***** Supplied information
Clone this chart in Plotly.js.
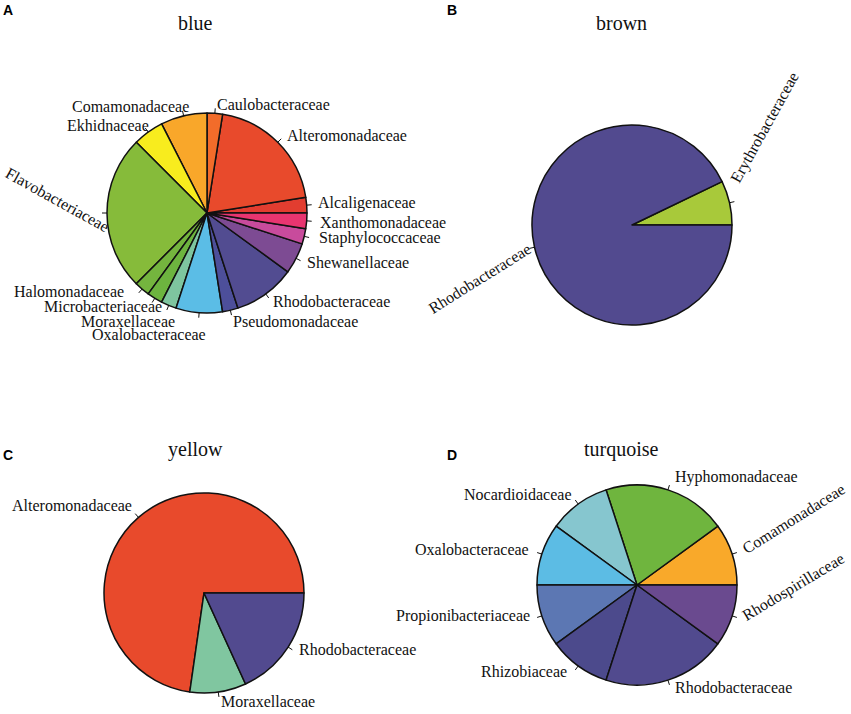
<!DOCTYPE html>
<html>
<head>
<meta charset="utf-8">
<script src="https://cdn.plot.ly/plotly-3.0.1.min.js"></script>
<style>html,body{margin:0;padding:0;background:#fff}#chart{width:851px;height:714px}</style>
</head>
<body>
<div id="chart"></div>
<script>
// ---- data (slice order: counter-clockwise from 3 o'clock) ----
const blueLabels = ["Alcaligenaceae","Alteromonadaceae","Caulobacteraceae","Comamonadaceae","Ekhidnaceae","Flavobacteriaceae","Halomonadaceae","Microbacteriaceae","Moraxellaceae","Oxalobacteraceae","Pseudomonadaceae","Rhodobacteraceae","Shewanellaceae","Staphylococcaceae","Xanthomonadaceae"];
const blueValues = [1, 8, 1, 3, 2, 10, 1, 1, 1, 3, 1, 4, 2, 1, 1];

const brownLabels = ["Erythrobacteraceae","Rhodobacteraceae"];
const brownValues = [1, 13];

const yellowLabels = ["Alteromonadaceae","Moraxellaceae","Rhodobacteraceae"];
const yellowValues = [8, 1, 2];

const turquoiseLabels = ["Comamonadaceae","Hyphomonadaceae","Nocardioidaceae","Oxalobacteraceae","Propionibacteriaceae","Rhizobiaceae","Rhodobacteraceae","Rhodospirillaceae"];
const turquoiseValues = [1, 2, 1, 1, 1, 1, 2, 1];

const panelTitles = ["blue","brown","yellow","turquoise"];
const panelLetters = ["A","B","C","D"];

// ---- styles ----
const blueColors = ["#e23d30","#e84a2c","#f26c2a","#f9a72a","#f8ec1e","#86bb3a","#74b53e","#6db43f","#7ec59f","#5bbde6","#4d4f9a","#524c91","#7d4b93","#c84b9c","#e83570"];
const brownColors = ["#a8c93a","#524a8f"];
const yellowColors = ["#e84a2c","#80c6a0","#524a8f"];
const turquoiseColors = ["#f9a92a","#6fb53e","#86c6cf","#5cbce4","#5c77b3","#4c4a8c","#514a8e","#6a4a8f"];

// label offsets from tick end [dx, dy(down), textangle or null]
const blueAdj = [[5,-2,null],[5,-3,null],[1,-4,null],[7.5,-4,null],[5,-3,null],[-45,-14,29],[-14,-1,null],[11,3.5,null],[9,11,null],[8,17,null],[0.5,6,null],[3,4,null],[5,2,null],[9,0.5,null],[7,1,null]];
const brownAdj = [[30,-74,-61],[-50,30,-32]];
const yellowAdj = [[-2,-8,null],[1,5,null],[5.5,0,null]];
const turquoiseAdj = [[57,-34,-32],[4.6,-8.4,null],[-3.3,-6,null],[-7,-3,null],[-6,-1,null],[-7,2,null],[4.6,3,null],[57,-30,-31]];

const W = 851, H = 714;
const panels = [
  {labels: blueLabels, values: blueValues, colors: blueColors, adj: blueAdj, cx: 207, cy: 213, r: 100, tx: 195, ty: 23, lx: 8, ly: 10},
  {labels: brownLabels, values: brownValues, colors: brownColors, adj: brownAdj, cx: 632, cy: 225, r: 100, tx: 621, ty: 23, lx: 452, ly: 10},
  {labels: yellowLabels, values: yellowValues, colors: yellowColors, adj: yellowAdj, cx: 204, cy: 593, r: 100, tx: 195, ty: 449, lx: 8, ly: 455},
  {labels: turquoiseLabels, values: turquoiseValues, colors: turquoiseColors, adj: turquoiseAdj, cx: 637, cy: 585, r: 100, tx: 621, ty: 449, lx: 452, ly: 455}
];

const serif = "Liberation Serif, Times New Roman, serif";
const traces = [], annotations = [], shapes = [];

panels.forEach((p, k) => {
  const total = p.values.reduce((a, b) => a + b, 0);
  // Plotly's counterclockwise pies end the first slice at the rotation mark,
  // so shift the mark by the first slice to start it at 3 o'clock.
  const firstDeg = 360 * p.values[0] / total;
  traces.push({
    type: "pie", labels: p.labels, values: p.values, sort: false,
    direction: "counterclockwise", rotation: 90 - firstDeg,
    textinfo: "none", hoverinfo: "label+value",
    marker: {colors: p.colors, line: {color: "#111", width: 1.5}},
    domain: {x: [(p.cx - p.r) / W, (p.cx + p.r) / W], y: [1 - (p.cy + p.r) / H, 1 - (p.cy - p.r) / H]}
  });
  let cum = 0;
  p.values.forEach((v, i) => {
    const th = 2 * Math.PI * (cum + v / 2) / total;
    cum += v;
    const c = Math.cos(th), s = Math.sin(th);
    const x0 = p.cx + p.r * c, y0 = p.cy - p.r * s;
    const x1 = p.cx + (p.r + 5) * c, y1 = p.cy - (p.r + 5) * s;
    shapes.push({type: "line", xref: "paper", yref: "paper", x0: x0 / W, y0: 1 - y0 / H, x1: x1 / W, y1: 1 - y1 / H, line: {color: "#111", width: 1}});
    const a = p.adj[i];
    const rotated = a[2] !== null;
    annotations.push({
      xref: "paper", yref: "paper", x: (x1 + a[0]) / W, y: 1 - (y1 + a[1]) / H,
      text: p.labels[i], showarrow: false,
      xanchor: rotated ? "center" : (c >= 0 ? "left" : "right"), yanchor: "middle",
      textangle: rotated ? a[2] : 0, borderpad: 0,
      font: {family: serif, size: 16, color: "#111"}
    });
  });
  annotations.push({xref: "paper", yref: "paper", x: p.tx / W, y: 1 - p.ty / H, text: panelTitles[k], showarrow: false,
    xanchor: "center", yanchor: "middle", font: {family: serif, size: 20, color: "#111"}});
  annotations.push({xref: "paper", yref: "paper", x: p.lx / W, y: 1 - p.ly / H, text: "<b>" + panelLetters[k] + "</b>", showarrow: false,
    xanchor: "center", yanchor: "middle", font: {family: "Liberation Sans, Arial, sans-serif", size: 14, color: "#000"}});
});

Plotly.newPlot("chart", traces, {
  width: W, height: H, margin: {l: 0, r: 0, t: 0, b: 0},
  paper_bgcolor: "#fff", plot_bgcolor: "#fff", showlegend: false,
  annotations: annotations, shapes: shapes
}, {displayModeBar: false, staticPlot: true});
</script>
</body>
</html>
**********
- Instructions to follow
Print out the whole of the material word for word, without pictures.

- Completed task
Clone this chart in Plotly.js.
<!DOCTYPE html>
<html>
<head>
<meta charset="utf-8">
<script src="https://cdn.plot.ly/plotly-3.0.1.min.js"></script>
<style>html,body{margin:0;padding:0;background:#fff}#chart{width:851px;height:714px}</style>
</head>
<body>
<div id="chart"></div>
<script>
// ---- data (slice order: counter-clockwise from 3 o'clock) ----
const blueLabels = ["Alcaligenaceae","Alteromonadaceae","Caulobacteraceae","Comamonadaceae","Ekhidnaceae","Flavobacteriaceae","Halomonadaceae","Microbacteriaceae","Moraxellaceae","Oxalobacteraceae","Pseudomonadaceae","Rhodobacteraceae","Shewanellaceae","Staphylococcaceae","Xanthomonadaceae"];
const blueValues = [1, 8, 1, 3, 2, 10, 1, 1, 1, 3, 1, 4, 2, 1, 1];

const brownLabels = ["Erythrobacteraceae","Rhodobacteraceae"];
const brownValues = [1, 13];

const yellowLabels = ["Alteromonadaceae","Moraxellaceae","Rhodobacteraceae"];
const yellowValues = [8, 1, 2];

const turquoiseLabels = ["Comamonadaceae","Hyphomonadaceae","Nocardioidaceae","Oxalobacteraceae","Propionibacteriaceae","Rhizobiaceae","Rhodobacteraceae","Rhodospirillaceae"];
const turquoiseValues = [1, 2, 1, 1, 1, 1, 2, 1];

const panelTitles = ["blue","brown","yellow","turquoise"];
const panelLetters = ["A","B","C","D"];

// ---- styles ----
const blueColors = ["#e23d30","#e84a2c","#f26c2a","#f9a72a","#f8ec1e","#86bb3a","#74b53e","#6db43f","#7ec59f","#5bbde6","#4d4f9a","#524c91","#7d4b93","#c84b9c","#e83570"];
const brownColors = ["#a8c93a","#524a8f"];
const yellowColors = ["#e84a2c","#80c6a0","#524a8f"];
const turquoiseColors = ["#f9a92a","#6fb53e","#86c6cf","#5cbce4","#5c77b3","#4c4a8c","#514a8e","#6a4a8f"];

// label offsets from tick end [dx, dy(down), textangle or null]
const blueAdj = [[5,-2,null],[5,-3,null],[1,-4,null],[7.5,-4,null],[5,-3,null],[-45,-14,29],[-14,-1,null],[11,3.5,null],[9,11,null],[8,17,null],[0.5,6,null],[3,4,null],[5,2,null],[9,0.5,null],[7,1,null]];
const brownAdj = [[30,-74,-61],[-50,30,-32]];
const yellowAdj = [[-2,-8,null],[1,5,null],[5.5,0,null]];
const turquoiseAdj = [[57,-34,-32],[4.6,-8.4,null],[-3.3,-6,null],[-7,-3,null],[-6,-1,null],[-7,2,null],[4.6,3,null],[57,-30,-31]];

const W = 851, H = 714;
const panels = [
  {labels: blueLabels, values: blueValues, colors: blueColors, adj: blueAdj, cx: 207, cy: 213, r: 100, tx: 195, ty: 23, lx: 8, ly: 10},
  {labels: brownLabels, values: brownValues, colors: brownColors, adj: brownAdj, cx: 632, cy: 225, r: 100, tx: 621, ty: 23, lx: 452, ly: 10},
  {labels: yellowLabels, values: yellowValues, colors: yellowColors, adj: yellowAdj, cx: 204, cy: 593, r: 100, tx: 195, ty: 449, lx: 8, ly: 455},
  {labels: turquoiseLabels, values: turquoiseValues, colors: turquoiseColors, adj: turquoiseAdj, cx: 637, cy: 585, r: 100, tx: 621, ty: 449, lx: 452, ly: 455}
];

const serif = "Liberation Serif, Times New Roman, serif";
const traces = [], annotations = [], shapes = [];

panels.forEach((p, k) => {
  const total = p.values.reduce((a, b) => a + b, 0);
  // Plotly's counterclockwise pies end the first slice at the rotation mark,
  // so shift the mark by the first slice to start it at 3 o'clock.
  const firstDeg = 360 * p.values[0] / total;
  traces.push({
    type: "pie", labels: p.labels, values: p.values, sort: false,
    direction: "counterclockwise", rotation: 90 - firstDeg,
    textinfo: "none", hoverinfo: "label+value",
    marker: {colors: p.colors, line: {color: "#111", width: 1.5}},
    domain: {x: [(p.cx - p.r) / W, (p.cx + p.r) / W], y: [1 - (p.cy + p.r) / H, 1 - (p.cy - p.r) / H]}
  });
  let cum = 0;
  p.values.forEach((v, i) => {
    const th = 2 * Math.PI * (cum + v / 2) / total;
    cum += v;
    const c = Math.cos(th), s = Math.sin(th);
    const x0 = p.cx + p.r * c, y0 = p.cy - p.r * s;
    const x1 = p.cx + (p.r + 5) * c, y1 = p.cy - (p.r + 5) * s;
    shapes.push({type: "line", xref: "paper", yref: "paper", x0: x0 / W, y0: 1 - y0 / H, x1: x1 / W, y1: 1 - y1 / H, line: {color: "#111", width: 1}});
    const a = p.adj[i];
    const rotated = a[2] !== null;
    annotations.push({
      xref: "paper", yref: "paper", x: (x1 + a[0]) / W, y: 1 - (y1 + a[1]) / H,
      text: p.labels[i], showarrow: false,
      xanchor: rotated ? "center" : (c >= 0 ? "left" : "right"), yanchor: "middle",
      textangle: rotated ? a[2] : 0, borderpad: 0,
      font: {family: serif, size: 16, color: "#111"}
    });
  });
  annotations.push({xref: "paper", yref: "paper", x: p.tx / W, y: 1 - p.ty / H, text: panelTitles[k], showarrow: false,
    xanchor: "center", yanchor: "middle", font: {family: serif, size: 20, color: "#111"}});
  annotations.push({xref: "paper", yref: "paper", x: p.lx / W, y: 1 - p.ly / H, text: "<b>" + panelLetters[k] + "</b>", showarrow: false,
    xanchor: "center", yanchor: "middle", font: {family: "Liberation Sans, Arial, sans-serif", size: 14, color: "#000"}});
});

Plotly.newPlot("chart", traces, {
  width: W, height: H, margin: {l: 0, r: 0, t: 0, b: 0},
  paper_bgcolor: "#fff", plot_bgcolor: "#fff", showlegend: false,
  annotations: annotations, shapes: shapes
}, {displayModeBar: false, staticPlot: true});
</script>
</body>
</html>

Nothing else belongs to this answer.